Give the data below again exactly as written, without its pictures.

── Given information ──

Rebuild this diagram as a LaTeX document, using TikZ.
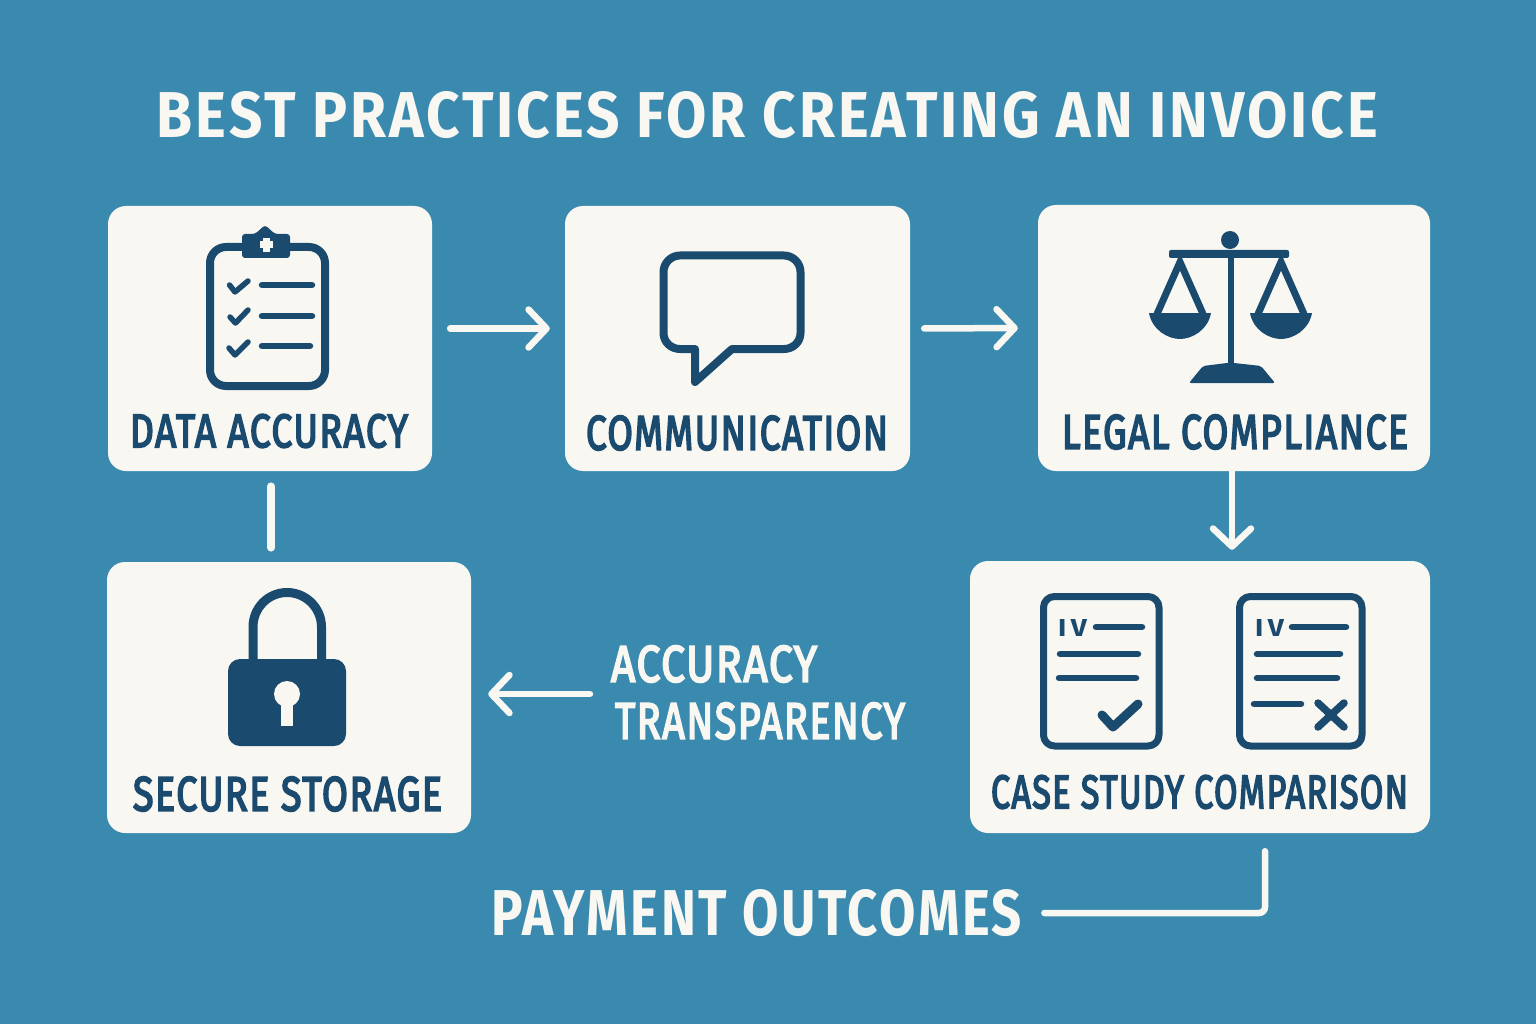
\documentclass[tikz,border=0pt]{standalone}
\usepackage{fontspec}
\usepackage{graphicx}
\setmainfont{Fira Sans}
\newfontfamily\lblfont[LetterSpace=4,FakeBold=4]{Fira Sans}
\newfontfamily\headfont[LetterSpace=5]{Fira Sans}
\usetikzlibrary{arrows.meta}
\definecolor{bgblue}{HTML}{3A8AB0}
\definecolor{paper}{HTML}{F8F7F2}
\definecolor{ink}{HTML}{1B4A6F}
\newcommand{\lbl}[3]{\resizebox{#1pt}{#2pt}{\lblfont #3}}
\newcommand{\hdl}[3]{\resizebox{#1pt}{#2pt}{\headfont\bfseries #3}}
\tikzset{
  box/.style={fill=paper,rounded corners=18pt,inner sep=0pt},
  inktext/.style={text=ink,inner sep=0pt},
  whitetext/.style={text=paper,inner sep=0pt},
  conn/.style={draw=paper,line width=6.5pt,line cap=round,line join=round},
  arrowed/.style={conn,-{Straight Barb[length=18pt,width=38pt,line width=6.5pt,round]}},
  thick line/.style={draw=ink,line width=7pt,line cap=round,line join=round},
  thin line/.style={draw=ink,line width=6.5pt,line cap=round,line join=round},
  check line/.style={draw=ink,line width=5.5pt,line cap=round,line join=round},
}
\begin{document}
\begin{tikzpicture}[x=1pt,y=-1pt]
\fill[bgblue] (0,0) rectangle (1536,1024);
\useasboundingbox (0,0) rectangle (1536,1024);

\node[whitetext] (title) at (767.5,115) {\hdl{1221}{46}{BEST PRACTICES FOR CREATING AN INVOICE}};

% boxes
\node[box,minimum width=324pt,minimum height=265pt] (data) at (270,338.5) {};
\node[box,minimum width=345pt,minimum height=265pt] (comm) at (737.5,338.5) {};
\node[box,minimum width=392pt,minimum height=266pt] (legal) at (1234,338) {};
\node[box,minimum width=364pt,minimum height=271pt] (secure) at (289,697.5) {};
\node[box,minimum width=460pt,minimum height=272pt] (case) at (1200,697) {};

% box labels
\node[inktext] (datal) at (269,431) {\lbl{278}{33}{DATA ACCURACY}};
\node[inktext] (comml) at (737,433) {\lbl{302}{34}{COMMUNICATION}};
\node[inktext] (legall) at (1235,432) {\lbl{346}{34}{LEGAL COMPLIANCE}};
\node[inktext] (securel) at (287.5,794) {\lbl{309}{34}{SECURE STORAGE}};
\node[inktext] (casel) at (1199.5,792) {\lbl{417}{33}{CASE STUDY COMPARISON}};

% free labels
\node[whitetext] (acc) at (714,664) {\lbl{206}{36}{ACCURACY}};
\node[whitetext] (trans) at (760,721) {\lbl{290}{36}{TRANSPARENCY}};
\node[whitetext] (pay) at (757,913) {\hdl{530}{46}{PAYMENT OUTCOMES}};
\coordinate (labelstart) at (590,694);

% connectors
\draw[arrowed,shorten <=18pt,shorten >=15pt] ([yshift=10pt]data.east) -- ([yshift=10pt]comm.west);
\draw[arrowed,shorten <=14pt,shorten >=20pt] ([yshift=10pt]comm.east) -- ([yshift=10pt]legal.west);
\draw[arrowed,shorten >=11pt] ([xshift=-2pt]legal.south) -- ([xshift=-2pt]legal.south |- case.north);
\draw[conn,line width=7.5pt,shorten <=15pt,shorten >=14pt] ([xshift=1pt]data.south) -- ([xshift=1pt]data.south |- secure.north);
\draw[arrowed,shorten >=17pt] (labelstart) -- (labelstart -| secure.east);
\draw[conn,rounded corners=6pt,shorten <=18pt,shorten >=22pt] ([xshift=65pt]case.south) |- (pay.east);

% clipboard
\draw[thick line,line width=8pt,rounded corners=16pt] (210,247) rectangle (325,386);
\fill[ink,rounded corners=3pt] (242,234) -- (255,234) -- (265,225) -- (275,234) -- (290,234) -- (290,258) -- (242,258) -- cycle;
\fill[paper] (263,238) rectangle (269.5,252);
\fill[paper] (259.5,241.5) rectangle (273,248.5);
\draw[check line] (229.5,285) -- (235,292) -- (248,281);
\draw[check line] (230,317) -- (235.5,323) -- (248,310);
\draw[check line] (229,348) -- (235,355) -- (248,342);
\draw[thin line] (262,285) -- (312,285);
\draw[thin line] (262,316) -- (312,316);
\draw[thin line] (262,346) -- (310,346);

% speech bubble
\draw[thick line,line width=8pt] (680,255.5) -- (784,255.5) .. controls (793,255.5) and (800.5,263) .. (800.5,272)
  -- (800.5,333) .. controls (800.5,342) and (793,349) .. (784,349) -- (732,349) -- (695,382) -- (695,349)
  -- (680,349) .. controls (671,349) and (663.5,342) .. (663.5,333) -- (663.5,272)
  .. controls (663.5,263) and (671,255.5) .. (680,255.5) -- cycle;

% scales
\fill[ink] (1230,240) circle (9pt);
\fill[ink,rounded corners=2pt] (1169,250) rectangle (1289,258);
\fill[ink] (1227.5,256) rectangle (1233.5,365);
\fill[ink,rounded corners=2pt] (1189,383) -- (1203,366) -- (1227,363) -- (1234,363) -- (1261,366) -- (1275,383) -- cycle;
\draw[thin line,line width=7pt,line cap=butt,line join=miter] (1157,314) -- (1180,262) -- (1203,314);
\draw[thin line,line width=7pt,line cap=butt,line join=miter] (1258,314) -- (1281,262) -- (1304,314);
\fill[ink] (1149,313) .. controls (1152,330) and (1168,339) .. (1180,339) .. controls (1192,339) and (1208,330) .. (1211,313) -- cycle;
\fill[ink] (1250,313) .. controls (1253,330) and (1269,339) .. (1281,339) .. controls (1293,339) and (1309,330) .. (1312,313) -- cycle;

% lock
\draw[draw=ink,line width=9pt] (253,660) -- (253,627) .. controls (253,608) and (268,592.5) .. (287,592.5) .. controls (306,592.5) and (321.5,608) .. (321.5,627) -- (321.5,660);
\fill[ink,rounded corners=12pt] (228,659) rectangle (346,746);
\fill[paper] (287,694) circle (13pt);
\fill[paper] (281,698) rectangle (293,726);

% documents
\draw[thick line,rounded corners=11pt] (1043.5,596.5) rectangle (1159,746);
\node[inktext] (ivleft) at (1072.5,627.5) {\hdl{29}{17}{I\,V}};
\draw[thin line] (1096,627) -- (1142,627);
\draw[thin line] (1060,654) -- (1138,654);
\draw[thin line] (1059,678) -- (1136,678);
\draw[thin line,line width=9pt] (1102,715) -- (1113,727) -- (1138,704);

\draw[thick line,rounded corners=11pt] (1239.5,596.5) rectangle (1362,746);
\node[inktext] (ivright) at (1269.5,627.5) {\hdl{29}{17}{I\,V}};
\draw[thin line] (1292,627) -- (1346,627);
\draw[thin line] (1257,654) -- (1340,654);
\draw[thin line] (1257,678) -- (1337,678);
\draw[thin line] (1254,704) -- (1301,704);
\draw[thin line,line width=7.5pt] (1318,703) -- (1344,727);
\draw[thin line,line width=7.5pt] (1344,703) -- (1318,727);
\end{tikzpicture}
\end{document}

───

Final answer:
Rebuild this diagram as a LaTeX document, using TikZ.
\documentclass[tikz,border=0pt]{standalone}
\usepackage{fontspec}
\usepackage{graphicx}
\setmainfont{Fira Sans}
\newfontfamily\lblfont[LetterSpace=4,FakeBold=4]{Fira Sans}
\newfontfamily\headfont[LetterSpace=5]{Fira Sans}
\usetikzlibrary{arrows.meta}
\definecolor{bgblue}{HTML}{3A8AB0}
\definecolor{paper}{HTML}{F8F7F2}
\definecolor{ink}{HTML}{1B4A6F}
\newcommand{\lbl}[3]{\resizebox{#1pt}{#2pt}{\lblfont #3}}
\newcommand{\hdl}[3]{\resizebox{#1pt}{#2pt}{\headfont\bfseries #3}}
\tikzset{
  box/.style={fill=paper,rounded corners=18pt,inner sep=0pt},
  inktext/.style={text=ink,inner sep=0pt},
  whitetext/.style={text=paper,inner sep=0pt},
  conn/.style={draw=paper,line width=6.5pt,line cap=round,line join=round},
  arrowed/.style={conn,-{Straight Barb[length=18pt,width=38pt,line width=6.5pt,round]}},
  thick line/.style={draw=ink,line width=7pt,line cap=round,line join=round},
  thin line/.style={draw=ink,line width=6.5pt,line cap=round,line join=round},
  check line/.style={draw=ink,line width=5.5pt,line cap=round,line join=round},
}
\begin{document}
\begin{tikzpicture}[x=1pt,y=-1pt]
\fill[bgblue] (0,0) rectangle (1536,1024);
\useasboundingbox (0,0) rectangle (1536,1024);

\node[whitetext] (title) at (767.5,115) {\hdl{1221}{46}{BEST PRACTICES FOR CREATING AN INVOICE}};

% boxes
\node[box,minimum width=324pt,minimum height=265pt] (data) at (270,338.5) {};
\node[box,minimum width=345pt,minimum height=265pt] (comm) at (737.5,338.5) {};
\node[box,minimum width=392pt,minimum height=266pt] (legal) at (1234,338) {};
\node[box,minimum width=364pt,minimum height=271pt] (secure) at (289,697.5) {};
\node[box,minimum width=460pt,minimum height=272pt] (case) at (1200,697) {};

% box labels
\node[inktext] (datal) at (269,431) {\lbl{278}{33}{DATA ACCURACY}};
\node[inktext] (comml) at (737,433) {\lbl{302}{34}{COMMUNICATION}};
\node[inktext] (legall) at (1235,432) {\lbl{346}{34}{LEGAL COMPLIANCE}};
\node[inktext] (securel) at (287.5,794) {\lbl{309}{34}{SECURE STORAGE}};
\node[inktext] (casel) at (1199.5,792) {\lbl{417}{33}{CASE STUDY COMPARISON}};

% free labels
\node[whitetext] (acc) at (714,664) {\lbl{206}{36}{ACCURACY}};
\node[whitetext] (trans) at (760,721) {\lbl{290}{36}{TRANSPARENCY}};
\node[whitetext] (pay) at (757,913) {\hdl{530}{46}{PAYMENT OUTCOMES}};
\coordinate (labelstart) at (590,694);

% connectors
\draw[arrowed,shorten <=18pt,shorten >=15pt] ([yshift=10pt]data.east) -- ([yshift=10pt]comm.west);
\draw[arrowed,shorten <=14pt,shorten >=20pt] ([yshift=10pt]comm.east) -- ([yshift=10pt]legal.west);
\draw[arrowed,shorten >=11pt] ([xshift=-2pt]legal.south) -- ([xshift=-2pt]legal.south |- case.north);
\draw[conn,line width=7.5pt,shorten <=15pt,shorten >=14pt] ([xshift=1pt]data.south) -- ([xshift=1pt]data.south |- secure.north);
\draw[arrowed,shorten >=17pt] (labelstart) -- (labelstart -| secure.east);
\draw[conn,rounded corners=6pt,shorten <=18pt,shorten >=22pt] ([xshift=65pt]case.south) |- (pay.east);

% clipboard
\draw[thick line,line width=8pt,rounded corners=16pt] (210,247) rectangle (325,386);
\fill[ink,rounded corners=3pt] (242,234) -- (255,234) -- (265,225) -- (275,234) -- (290,234) -- (290,258) -- (242,258) -- cycle;
\fill[paper] (263,238) rectangle (269.5,252);
\fill[paper] (259.5,241.5) rectangle (273,248.5);
\draw[check line] (229.5,285) -- (235,292) -- (248,281);
\draw[check line] (230,317) -- (235.5,323) -- (248,310);
\draw[check line] (229,348) -- (235,355) -- (248,342);
\draw[thin line] (262,285) -- (312,285);
\draw[thin line] (262,316) -- (312,316);
\draw[thin line] (262,346) -- (310,346);

% speech bubble
\draw[thick line,line width=8pt] (680,255.5) -- (784,255.5) .. controls (793,255.5) and (800.5,263) .. (800.5,272)
  -- (800.5,333) .. controls (800.5,342) and (793,349) .. (784,349) -- (732,349) -- (695,382) -- (695,349)
  -- (680,349) .. controls (671,349) and (663.5,342) .. (663.5,333) -- (663.5,272)
  .. controls (663.5,263) and (671,255.5) .. (680,255.5) -- cycle;

% scales
\fill[ink] (1230,240) circle (9pt);
\fill[ink,rounded corners=2pt] (1169,250) rectangle (1289,258);
\fill[ink] (1227.5,256) rectangle (1233.5,365);
\fill[ink,rounded corners=2pt] (1189,383) -- (1203,366) -- (1227,363) -- (1234,363) -- (1261,366) -- (1275,383) -- cycle;
\draw[thin line,line width=7pt,line cap=butt,line join=miter] (1157,314) -- (1180,262) -- (1203,314);
\draw[thin line,line width=7pt,line cap=butt,line join=miter] (1258,314) -- (1281,262) -- (1304,314);
\fill[ink] (1149,313) .. controls (1152,330) and (1168,339) .. (1180,339) .. controls (1192,339) and (1208,330) .. (1211,313) -- cycle;
\fill[ink] (1250,313) .. controls (1253,330) and (1269,339) .. (1281,339) .. controls (1293,339) and (1309,330) .. (1312,313) -- cycle;

% lock
\draw[draw=ink,line width=9pt] (253,660) -- (253,627) .. controls (253,608) and (268,592.5) .. (287,592.5) .. controls (306,592.5) and (321.5,608) .. (321.5,627) -- (321.5,660);
\fill[ink,rounded corners=12pt] (228,659) rectangle (346,746);
\fill[paper] (287,694) circle (13pt);
\fill[paper] (281,698) rectangle (293,726);

% documents
\draw[thick line,rounded corners=11pt] (1043.5,596.5) rectangle (1159,746);
\node[inktext] (ivleft) at (1072.5,627.5) {\hdl{29}{17}{I\,V}};
\draw[thin line] (1096,627) -- (1142,627);
\draw[thin line] (1060,654) -- (1138,654);
\draw[thin line] (1059,678) -- (1136,678);
\draw[thin line,line width=9pt] (1102,715) -- (1113,727) -- (1138,704);

\draw[thick line,rounded corners=11pt] (1239.5,596.5) rectangle (1362,746);
\node[inktext] (ivright) at (1269.5,627.5) {\hdl{29}{17}{I\,V}};
\draw[thin line] (1292,627) -- (1346,627);
\draw[thin line] (1257,654) -- (1340,654);
\draw[thin line] (1257,678) -- (1337,678);
\draw[thin line] (1254,704) -- (1301,704);
\draw[thin line,line width=7.5pt] (1318,703) -- (1344,727);
\draw[thin line,line width=7.5pt] (1344,703) -- (1318,727);
\end{tikzpicture}
\end{document}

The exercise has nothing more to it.